A public health expert from the University of California, San Francisco has condemned the Centers for Disease Control and Prevention‘s call for children ages two and up to wear masks in school. Vinay Prasad, an epidemiologist at UCSF, said that wearing masks can do more harm than good to a child’s development, adding that forcing children to wear masks could hinder their language, social and cultural development skills.
He also said that the trade-off for the minimal protection offered by masks against COVID-19 was not worth it.
“No scientific consensus exists about the wisdom of mandatory-masking rules for schoolchildren. The World Health Organization, which recommends that children 12 and older wear masks under the same circumstances that adults do, specifically advises against masking kids age 5 and younger,” he said.
Concerns of children not being able to breathe properly behind their masks are exaggerated — and so is the idea that masks provide significant benefits to fight COVID in the classroom.
Among his criticisms include the fact that the popular surgical masks do little to contain aerosols. A study from the University of Waterloo found that the blue masks were only 10 percent effective at filtering aerosols from the mouth and nose, while the tighter-fitting N95 and KN95 masks filtered more than 50 percent.
A separate study from Spain looked at infection rates between masked and unmasked students. The results showed that older masked students still transmitted aerosols at rates higher than their younger, unmasked counterparts.
The CDC guidelines also urged masks to be worn by vaccinated caregivers who work in infant day-care centers. Prasad noted that many studies actually support the importance of children seeing their caregivers’ faces, and many professional organizations, including the American Academy of Pediatrics, strongly agree with this.
Moreover, two out of every five parents oppose all masks in schools, no matter the child’s vaccination status, and over half of U.S. K-12 parents prefer masking not to be mandatory in the classroom.
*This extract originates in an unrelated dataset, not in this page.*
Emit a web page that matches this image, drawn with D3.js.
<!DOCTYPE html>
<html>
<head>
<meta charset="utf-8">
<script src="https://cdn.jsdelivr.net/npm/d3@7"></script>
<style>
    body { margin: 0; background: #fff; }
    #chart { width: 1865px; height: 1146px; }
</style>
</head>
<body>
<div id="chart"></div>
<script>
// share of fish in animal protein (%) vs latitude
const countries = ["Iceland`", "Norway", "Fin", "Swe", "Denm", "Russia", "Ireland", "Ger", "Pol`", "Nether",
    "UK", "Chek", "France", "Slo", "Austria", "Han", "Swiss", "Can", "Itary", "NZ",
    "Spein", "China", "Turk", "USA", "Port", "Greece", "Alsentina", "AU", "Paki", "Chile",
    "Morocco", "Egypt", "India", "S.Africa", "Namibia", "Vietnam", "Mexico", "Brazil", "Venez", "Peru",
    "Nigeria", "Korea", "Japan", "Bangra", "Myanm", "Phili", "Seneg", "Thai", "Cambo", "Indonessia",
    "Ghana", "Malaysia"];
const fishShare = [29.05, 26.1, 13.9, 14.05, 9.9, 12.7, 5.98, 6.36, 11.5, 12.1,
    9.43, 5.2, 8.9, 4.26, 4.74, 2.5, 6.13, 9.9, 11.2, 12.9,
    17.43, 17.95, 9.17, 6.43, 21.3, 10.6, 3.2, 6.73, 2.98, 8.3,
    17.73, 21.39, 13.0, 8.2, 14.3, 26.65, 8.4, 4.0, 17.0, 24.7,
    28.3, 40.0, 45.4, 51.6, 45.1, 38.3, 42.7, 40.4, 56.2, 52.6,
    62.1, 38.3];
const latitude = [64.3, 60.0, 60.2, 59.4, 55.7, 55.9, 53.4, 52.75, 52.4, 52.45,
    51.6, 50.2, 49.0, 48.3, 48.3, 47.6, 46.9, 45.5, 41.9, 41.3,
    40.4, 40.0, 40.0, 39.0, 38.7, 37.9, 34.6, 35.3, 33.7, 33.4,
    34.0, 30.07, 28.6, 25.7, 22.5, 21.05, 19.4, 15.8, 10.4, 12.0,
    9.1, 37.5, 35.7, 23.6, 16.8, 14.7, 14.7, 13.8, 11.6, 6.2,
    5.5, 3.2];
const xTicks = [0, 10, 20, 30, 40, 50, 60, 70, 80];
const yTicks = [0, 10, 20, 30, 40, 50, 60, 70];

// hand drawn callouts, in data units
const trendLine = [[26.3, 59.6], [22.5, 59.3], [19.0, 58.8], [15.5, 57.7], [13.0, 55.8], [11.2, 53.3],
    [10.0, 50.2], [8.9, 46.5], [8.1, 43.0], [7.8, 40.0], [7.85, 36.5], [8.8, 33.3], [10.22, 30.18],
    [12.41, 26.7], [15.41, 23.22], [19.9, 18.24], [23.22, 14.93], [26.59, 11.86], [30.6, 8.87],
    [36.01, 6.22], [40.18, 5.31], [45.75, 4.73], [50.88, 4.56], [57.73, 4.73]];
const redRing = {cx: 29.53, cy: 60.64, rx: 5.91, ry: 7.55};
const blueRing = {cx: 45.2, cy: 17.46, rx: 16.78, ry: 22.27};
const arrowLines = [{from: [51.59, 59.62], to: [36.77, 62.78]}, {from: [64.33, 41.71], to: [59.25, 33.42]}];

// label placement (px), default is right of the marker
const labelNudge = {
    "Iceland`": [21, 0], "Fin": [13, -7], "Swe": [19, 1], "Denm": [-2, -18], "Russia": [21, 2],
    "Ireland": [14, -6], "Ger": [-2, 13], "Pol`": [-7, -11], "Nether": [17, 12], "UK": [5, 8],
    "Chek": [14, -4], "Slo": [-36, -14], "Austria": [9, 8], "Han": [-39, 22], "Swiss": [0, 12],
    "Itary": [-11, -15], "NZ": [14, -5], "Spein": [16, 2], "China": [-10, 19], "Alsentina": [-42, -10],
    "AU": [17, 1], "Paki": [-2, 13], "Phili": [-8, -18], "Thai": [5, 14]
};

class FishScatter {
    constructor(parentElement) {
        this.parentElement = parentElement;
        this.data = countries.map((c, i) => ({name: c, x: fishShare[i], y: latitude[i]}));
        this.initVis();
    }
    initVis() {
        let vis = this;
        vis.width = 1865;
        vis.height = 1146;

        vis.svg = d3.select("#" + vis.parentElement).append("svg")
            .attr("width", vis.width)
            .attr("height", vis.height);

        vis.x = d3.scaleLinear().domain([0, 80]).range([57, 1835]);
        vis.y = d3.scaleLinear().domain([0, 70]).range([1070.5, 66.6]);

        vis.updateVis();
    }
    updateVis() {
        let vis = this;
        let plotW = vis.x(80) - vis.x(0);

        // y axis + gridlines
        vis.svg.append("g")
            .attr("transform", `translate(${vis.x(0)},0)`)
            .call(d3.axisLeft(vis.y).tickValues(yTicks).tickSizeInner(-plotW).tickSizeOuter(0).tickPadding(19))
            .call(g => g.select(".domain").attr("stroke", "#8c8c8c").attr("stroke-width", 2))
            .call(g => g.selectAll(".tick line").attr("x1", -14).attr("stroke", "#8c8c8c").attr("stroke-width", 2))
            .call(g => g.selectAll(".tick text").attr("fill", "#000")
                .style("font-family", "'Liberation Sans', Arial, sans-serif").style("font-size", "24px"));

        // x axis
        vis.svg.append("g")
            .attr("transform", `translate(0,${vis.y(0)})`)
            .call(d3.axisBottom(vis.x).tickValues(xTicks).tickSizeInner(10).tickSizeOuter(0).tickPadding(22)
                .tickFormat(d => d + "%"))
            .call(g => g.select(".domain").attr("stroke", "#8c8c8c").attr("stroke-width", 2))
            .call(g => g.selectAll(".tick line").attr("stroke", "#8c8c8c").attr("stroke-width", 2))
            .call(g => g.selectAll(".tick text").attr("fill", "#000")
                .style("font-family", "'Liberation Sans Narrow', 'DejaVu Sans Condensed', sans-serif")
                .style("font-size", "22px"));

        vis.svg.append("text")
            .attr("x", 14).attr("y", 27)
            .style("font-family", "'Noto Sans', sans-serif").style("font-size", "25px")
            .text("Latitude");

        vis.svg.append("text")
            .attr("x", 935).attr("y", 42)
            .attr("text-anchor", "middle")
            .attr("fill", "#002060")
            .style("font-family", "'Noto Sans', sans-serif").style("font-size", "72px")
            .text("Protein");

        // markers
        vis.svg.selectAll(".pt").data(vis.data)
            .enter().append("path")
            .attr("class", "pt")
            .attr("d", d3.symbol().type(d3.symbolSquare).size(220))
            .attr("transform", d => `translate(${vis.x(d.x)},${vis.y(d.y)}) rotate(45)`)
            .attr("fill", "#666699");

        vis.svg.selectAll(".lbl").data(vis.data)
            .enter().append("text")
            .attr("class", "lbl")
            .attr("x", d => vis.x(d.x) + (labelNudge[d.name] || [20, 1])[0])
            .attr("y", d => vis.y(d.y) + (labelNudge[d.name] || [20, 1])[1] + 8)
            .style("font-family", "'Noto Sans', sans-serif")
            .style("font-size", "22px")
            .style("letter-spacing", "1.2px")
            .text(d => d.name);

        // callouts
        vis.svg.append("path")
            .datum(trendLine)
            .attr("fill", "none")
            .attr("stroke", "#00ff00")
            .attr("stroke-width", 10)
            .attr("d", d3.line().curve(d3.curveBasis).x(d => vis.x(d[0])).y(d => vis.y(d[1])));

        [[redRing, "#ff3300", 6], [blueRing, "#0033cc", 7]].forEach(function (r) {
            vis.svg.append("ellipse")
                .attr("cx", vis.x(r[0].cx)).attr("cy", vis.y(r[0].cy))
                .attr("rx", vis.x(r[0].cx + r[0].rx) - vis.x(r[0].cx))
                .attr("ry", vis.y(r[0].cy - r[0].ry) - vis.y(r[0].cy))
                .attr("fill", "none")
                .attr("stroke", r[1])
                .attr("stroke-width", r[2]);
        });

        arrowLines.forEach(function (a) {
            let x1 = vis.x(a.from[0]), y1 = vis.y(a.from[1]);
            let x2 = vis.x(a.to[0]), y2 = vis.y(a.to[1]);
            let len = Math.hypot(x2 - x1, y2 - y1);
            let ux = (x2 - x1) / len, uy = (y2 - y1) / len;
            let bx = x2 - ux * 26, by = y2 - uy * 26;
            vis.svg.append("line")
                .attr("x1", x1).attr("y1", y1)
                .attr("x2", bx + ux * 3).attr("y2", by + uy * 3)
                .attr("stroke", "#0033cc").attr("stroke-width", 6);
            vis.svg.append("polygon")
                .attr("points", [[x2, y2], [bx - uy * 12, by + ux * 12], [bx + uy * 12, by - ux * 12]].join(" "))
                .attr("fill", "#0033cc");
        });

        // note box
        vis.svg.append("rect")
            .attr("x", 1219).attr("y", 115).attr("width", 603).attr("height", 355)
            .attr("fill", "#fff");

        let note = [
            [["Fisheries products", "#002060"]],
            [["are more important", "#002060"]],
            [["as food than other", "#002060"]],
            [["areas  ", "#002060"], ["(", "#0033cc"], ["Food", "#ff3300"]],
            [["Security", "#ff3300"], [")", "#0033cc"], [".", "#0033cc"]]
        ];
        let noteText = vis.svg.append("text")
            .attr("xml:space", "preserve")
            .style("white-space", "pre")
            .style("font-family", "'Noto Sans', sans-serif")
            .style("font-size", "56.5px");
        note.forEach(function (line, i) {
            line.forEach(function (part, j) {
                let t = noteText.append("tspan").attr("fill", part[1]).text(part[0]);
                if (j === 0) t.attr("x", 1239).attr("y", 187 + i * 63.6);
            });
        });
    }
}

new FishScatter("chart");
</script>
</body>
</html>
A small number of parents also said that mandates should only be applied to unvaccinated children.
Meanwhile, 38 percent of parents prefer that teachers not be masked, and 13 percent want mandates to apply only to unvaccinated teachers.
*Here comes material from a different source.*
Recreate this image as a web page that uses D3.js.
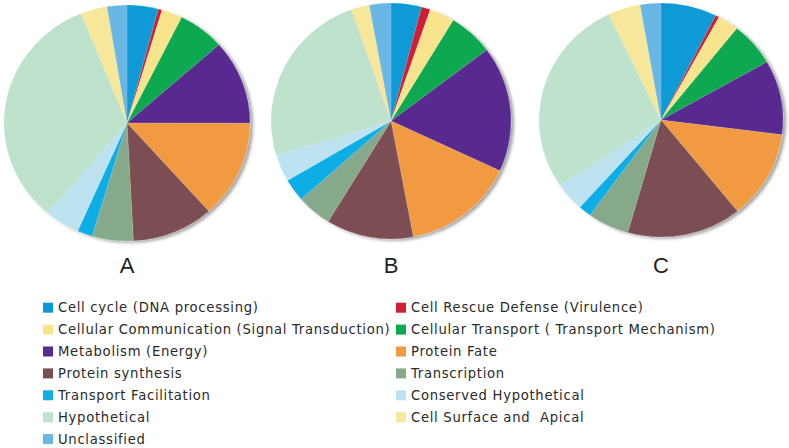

He urged researchers to test policies that mandate all kids to wear masks so that they can fully understand the effects of doing so, and weigh them against the dangers of COVID. (Related: Health experts raise concerns regarding COVID-19 vaccination for children.)
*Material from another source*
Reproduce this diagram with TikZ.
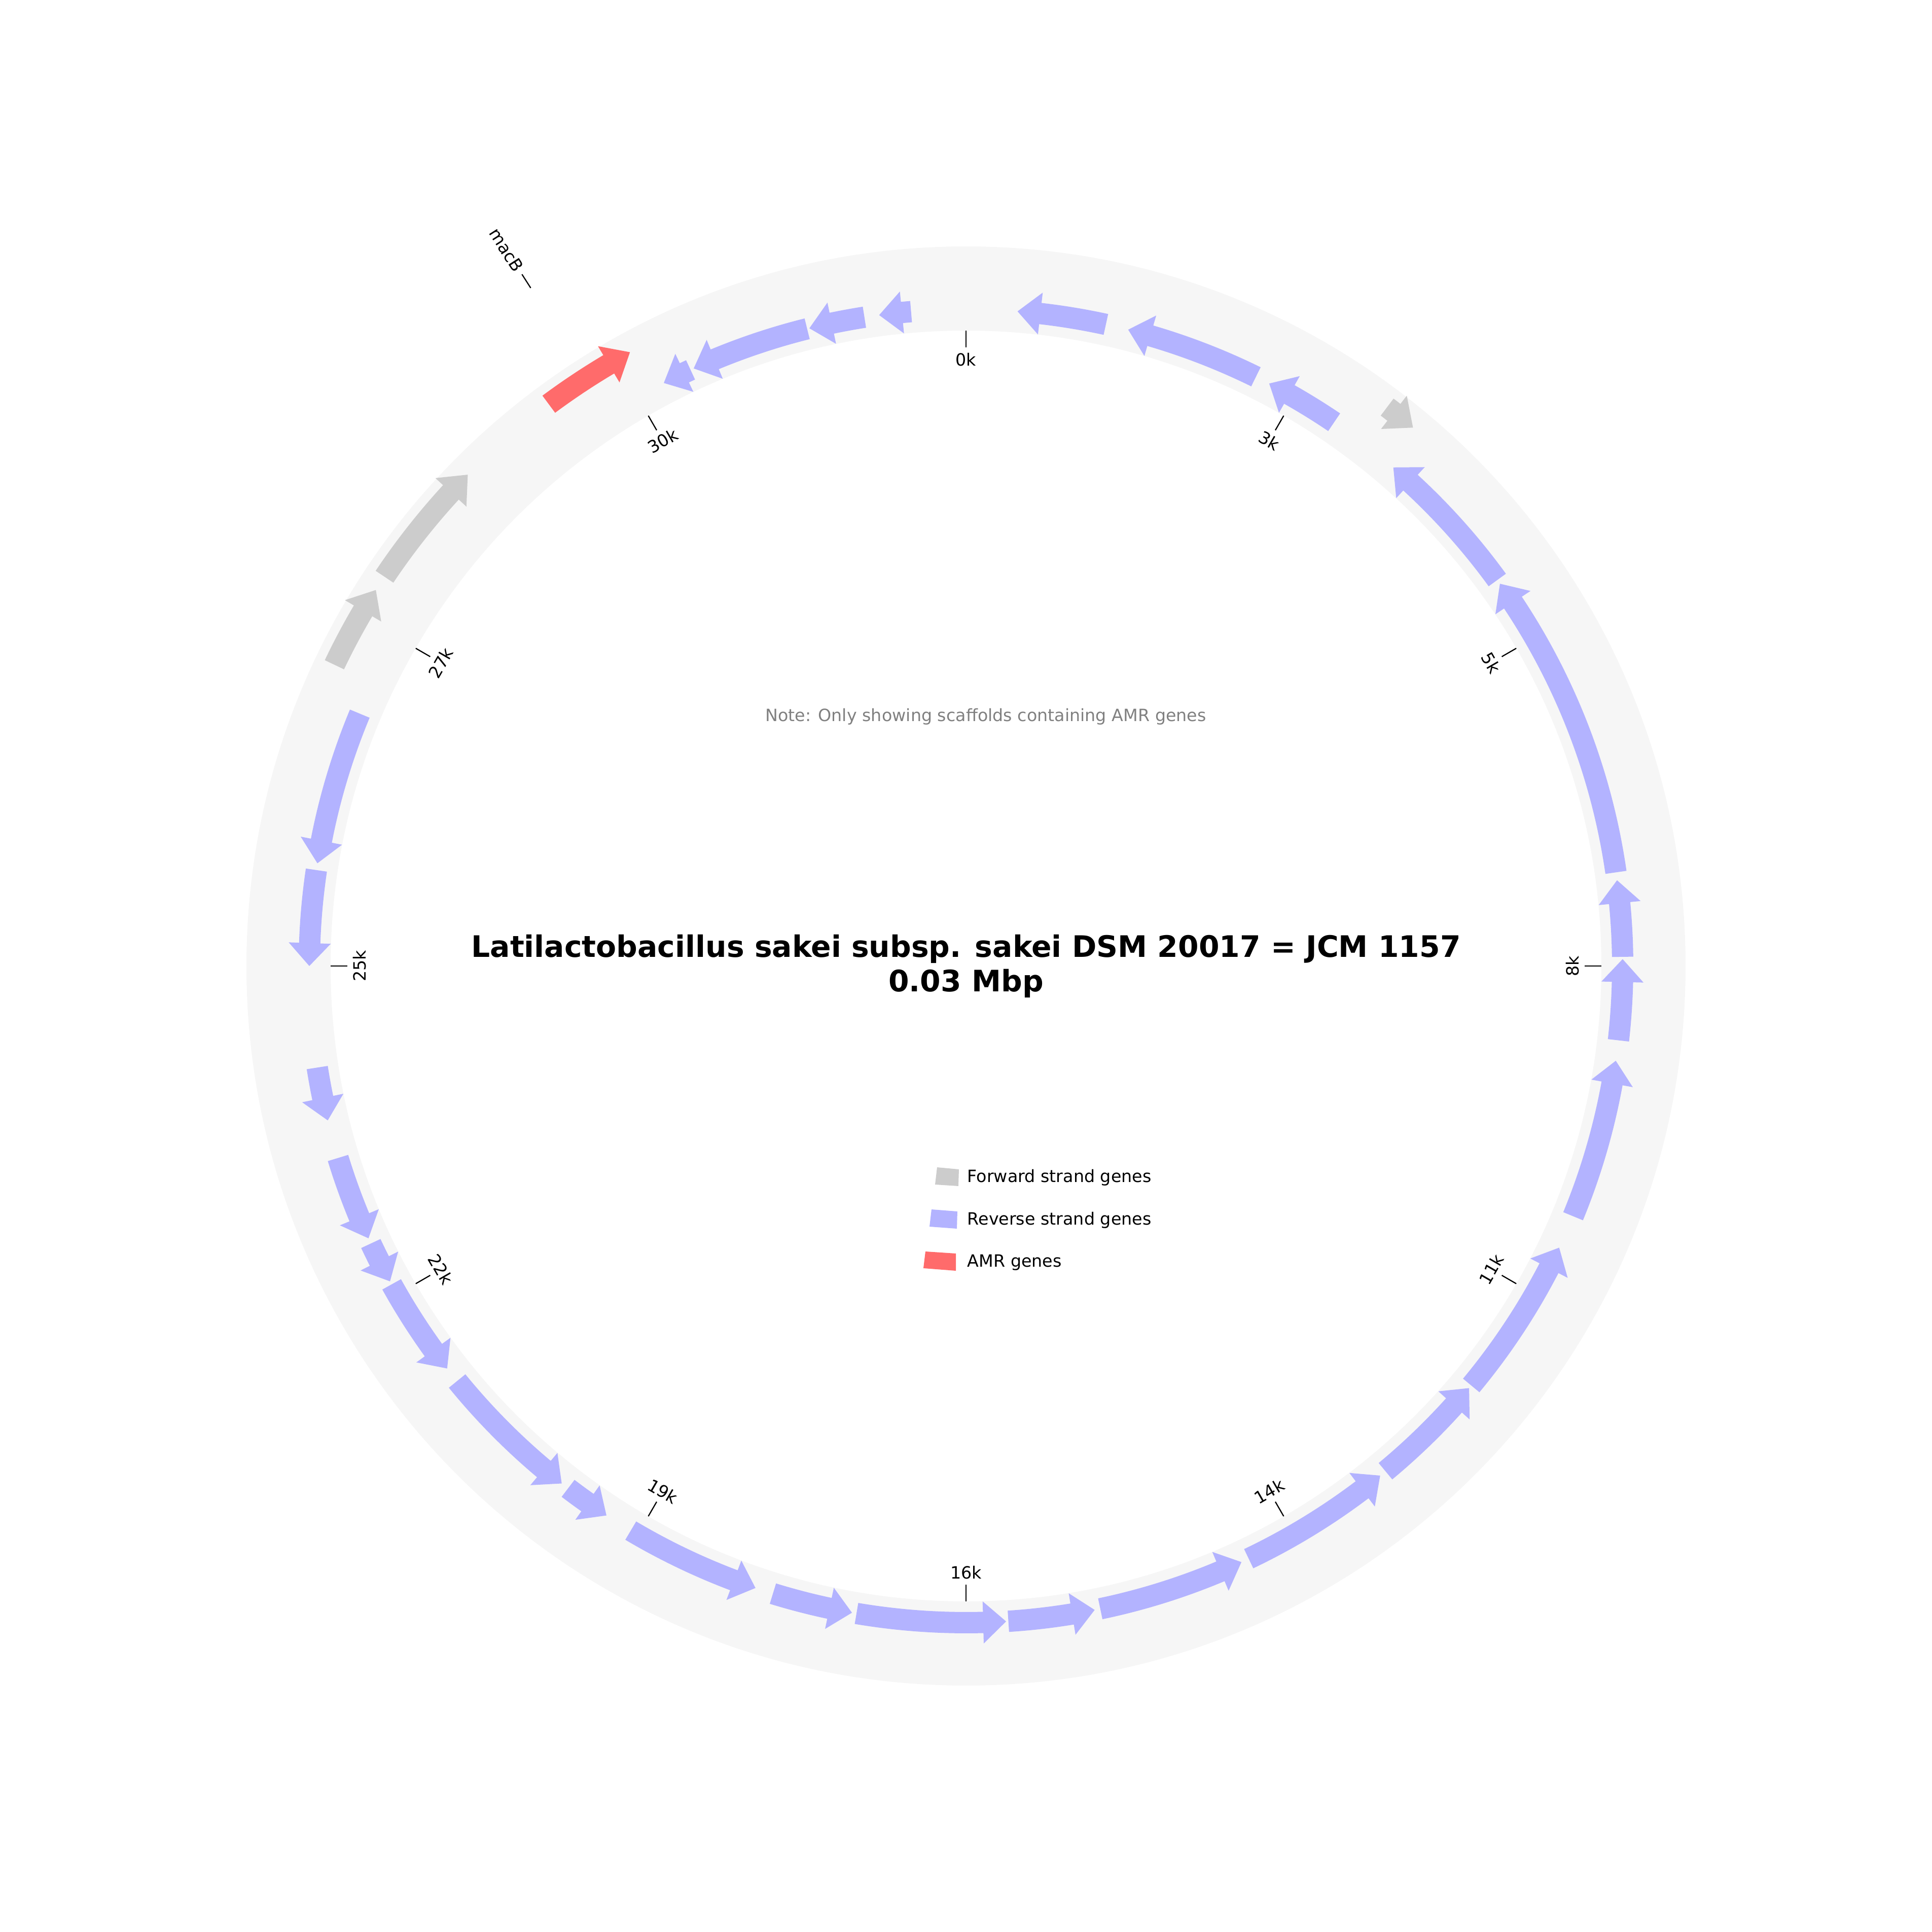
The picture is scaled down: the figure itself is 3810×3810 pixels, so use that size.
\documentclass[tikz,border=0pt]{standalone}
\usepackage{fontspec}
\setmainfont{DejaVu Sans}
\usepackage{tikz}
\definecolor{ringgray}{HTML}{F6F6F6}
\definecolor{fwdgray}{HTML}{CCCCCC}
\definecolor{revblue}{HTML}{B3B3FF}
\definecolor{amrred}{HTML}{FF6B6B}
\tikzset{
  fwdgene/.style={fill=fwdgray},
  revgene/.style={fill=revblue},
  amrgene/.style={fill=amrred},
  tickmark/.style={line width=0.55pt,draw=black},
  ticklabel/.style={font=\fontsize{8}{10}\selectfont,inner sep=0pt},
  legendtext/.style={anchor=base west,font=\fontsize{8}{10}\selectfont,inner sep=0pt}
}
% #1 style, #2 track radius, #3 tail and #4 tip, clockwise from the top
\newcommand{\gene}[4]{%
  \pgfmathsetmacro{\gtail}{90-#3}%
  \pgfmathsetmacro{\gtip}{90-#4}%
  \pgfmathsetmacro{\gbase}{\gtip+2*sign(#4-#3)}%
  \pgfmathsetmacro{\gin}{#2-21}%
  \pgfmathsetmacro{\gout}{#2+21}%
  \pgfmathsetmacro{\hin}{#2-41.5}%
  \pgfmathsetmacro{\hout}{#2+41.5}%
  \fill[#1] (\gtail:\gin) arc[start angle=\gtail,end angle=\gbase,radius=\gin]
    -- (\gbase:\hin) -- (\gtip:#2) -- (\gbase:\hout) -- (\gbase:\gout)
    arc[start angle=\gbase,end angle=\gtail,radius=\gout] -- cycle;}

\begin{document}
\begin{tikzpicture}[x=0.24pt,y=0.24pt]
\useasboundingbox (-1905,-1905) rectangle (1905,1905);
\fill[ringgray,even odd rule] (0,0) circle[radius=1419] (0,0) circle[radius=1253];

% reverse strand on the inner track
\gene{revgene}{1295}{355.2}{352.4}
\gene{revgene}{1295}{351.1}{346.2}
\gene{revgene}{1295}{346.0}{335.5}
\gene{revgene}{1295}{335.2}{332.6}
\gene{revgene}{1295}{12.3}{4.5}
\gene{revgene}{1295}{26.2}{14.3}
\gene{revgene}{1295}{34.1}{27.5}
\gene{revgene}{1295}{54.0}{40.6}
\gene{revgene}{1295}{81.8}{54.4}
\gene{revgene}{1295}{89.2}{82.5}
\gene{revgene}{1295}{96.5}{89.4}
\gene{revgene}{1295}{112.4}{98.3}
\gene{revgene}{1295}{129.7}{115.4}
\gene{revgene}{1295}{140.3}{130.0}
\gene{revgene}{1295}{154.5}{140.9}
\gene{revgene}{1295}{168.2}{155.2}
\gene{revgene}{1295}{176.3}{168.7}
\gene{revgene}{1295}{189.6}{176.5}
\gene{revgene}{1295}{197.1}{190.0}
\gene{revgene}{1295}{210.7}{198.7}
\gene{revgene}{1295}{217.3}{213.2}
\gene{revgene}{1295}{230.8}{218.0}
\gene{revgene}{1295}{241.0}{232.2}
\gene{revgene}{1295}{245.0}{241.3}
\gene{revgene}{1295}{253.0}{245.5}
\gene{revgene}{1295}{261.1}{256.4}
\gene{revgene}{1295}{278.4}{270.0}
\gene{revgene}{1295}{292.6}{279.0}

% forward strand on the outer track
\gene{fwdgene}{1380}{37.0}{39.7}
\gene{fwdgene}{1380}{295.5}{302.5}
\gene{fwdgene}{1380}{303.8}{314.6}
\gene{amrgene}{1380}{323.4}{331.3}

\draw[tickmark] (122.7:1589) -- (122.7:1621);
\node[anchor=east,rotate=-57.3,font=\fontsize{8}{10}\selectfont,inner sep=0pt]
  (macblabel) at (122.7:1630) {macB};

\draw[tickmark] (90:1220) -- (90:1253);
\draw[tickmark] (60:1220) -- (60:1253);
\draw[tickmark] (30:1220) -- (30:1253);
\draw[tickmark] (0:1220) -- (0:1253);
\draw[tickmark] (-30:1220) -- (-30:1253);
\draw[tickmark] (-60:1220) -- (-60:1253);
\draw[tickmark] (-90:1220) -- (-90:1253);
\draw[tickmark] (-120:1220) -- (-120:1253);
\draw[tickmark] (-150:1220) -- (-150:1253);
\draw[tickmark] (180:1220) -- (180:1253);
\draw[tickmark] (150:1220) -- (150:1253);
\draw[tickmark] (120:1220) -- (120:1253);
\node[ticklabel] (tick0) at (90:1196) {0k};
\node[ticklabel,rotate=-30] (tick1) at (60:1196) {3k};
\node[ticklabel,rotate=-60] (tick2) at (30:1196) {5k};
\node[ticklabel,rotate=90] (tick3) at (0:1196) {8k};
\node[ticklabel,rotate=60] (tick4) at (-30:1196) {11k};
\node[ticklabel,rotate=30] (tick5) at (-60:1196) {14k};
\node[ticklabel] (tick6) at (-90:1196) {16k};
\node[ticklabel,rotate=-30] (tick7) at (-120:1196) {19k};
\node[ticklabel,rotate=-60] (tick8) at (-150:1196) {22k};
\node[ticklabel,rotate=90] (tick9) at (180:1196) {25k};
\node[ticklabel,rotate=60] (tick10) at (150:1196) {27k};
\node[ticklabel,rotate=30] (tick11) at (120:1196) {30k};

% base of a two-line node sits on its last line
\node[anchor=base,align=center,inner sep=0pt,
  font=\bfseries\fontsize{14}{16.5}\selectfont] (title) at (0,-51)
  {Latilactobacillus sakei subsp. sakei DSM 20017 = JCM 1157\\0.03 Mbp};
\node[anchor=base,inner sep=0pt,text=black!50,font=\fontsize{8}{10}\selectfont]
  (note) at (39,482) {Note: Only showing scaffolds containing AMR genes};

% legend swatches are slightly skewed, as in the polar axes
\fill[fwdgene] (-57,-397) -- (-14,-401) -- (-15,-434) -- (-61,-431) -- cycle;
\fill[revgene] (-68,-480) -- (-17,-484) -- (-18,-518) -- (-72,-514) -- cycle;
\fill[amrgene] (-80,-563) -- (-20,-567) -- (-20,-601) -- (-84,-596) -- cycle;
\node[legendtext] (fwdlegend) at (2,-427) {Forward strand genes};
\node[legendtext] (revlegend) at (2,-511) {Reverse strand genes};
\node[legendtext] (amrlegend) at (2,-594) {AMR genes};
\end{tikzpicture}
\end{document}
Masking poses problems for children
There are three potential problems masks may pose for children when it comes to interacting with their classmates or teachers, according to Kang Lee, a professor of applied psychology and human development at the University of Toronto, who also studies the development of facial recognition skills in children.
First, he said that children under the age of 12 may have difficulty recognizing people because they often focus on individual features.
Second, he noted that a lot of the emotional information we display, we do so through the movement of our facial muscles. Because those specific muscles, and therefore, information that comes with it will be obscured by a mask, children can have issues with “emotional recognition and social interaction.”
Finally, he said that children may have problems with speech and recognition. He shared that even though we tend to think of speech communication as an auditory process, a great deal of information can also be communicated visually.
David Lewkowicz, a senior scientist at the Haskins Laboratories and Yale Child Study Center, also studied lip-reading in babies, and he said that around the age of six to eight months, as babies start to babble, they change the ways that they look at people who are speaking to them.
He said that babies “spend a lot of time looking at that person’s mouth, trying to master their own native speech, getting not only auditory cues but visual.”
Babies whose caretakers are masked will miss visual cues, and they may have trouble differentiating one person’s voice from another.
Masks are not great for communication with young children, Lewkowicz said. However, he noted that the time they spend at home with people who are not masked could give them a chance to practice picking up visual cues.
He suggested that parents and teachers could encourage children to communicate more through gestures or create games that could help them find ways of communicating with their hands and bodies.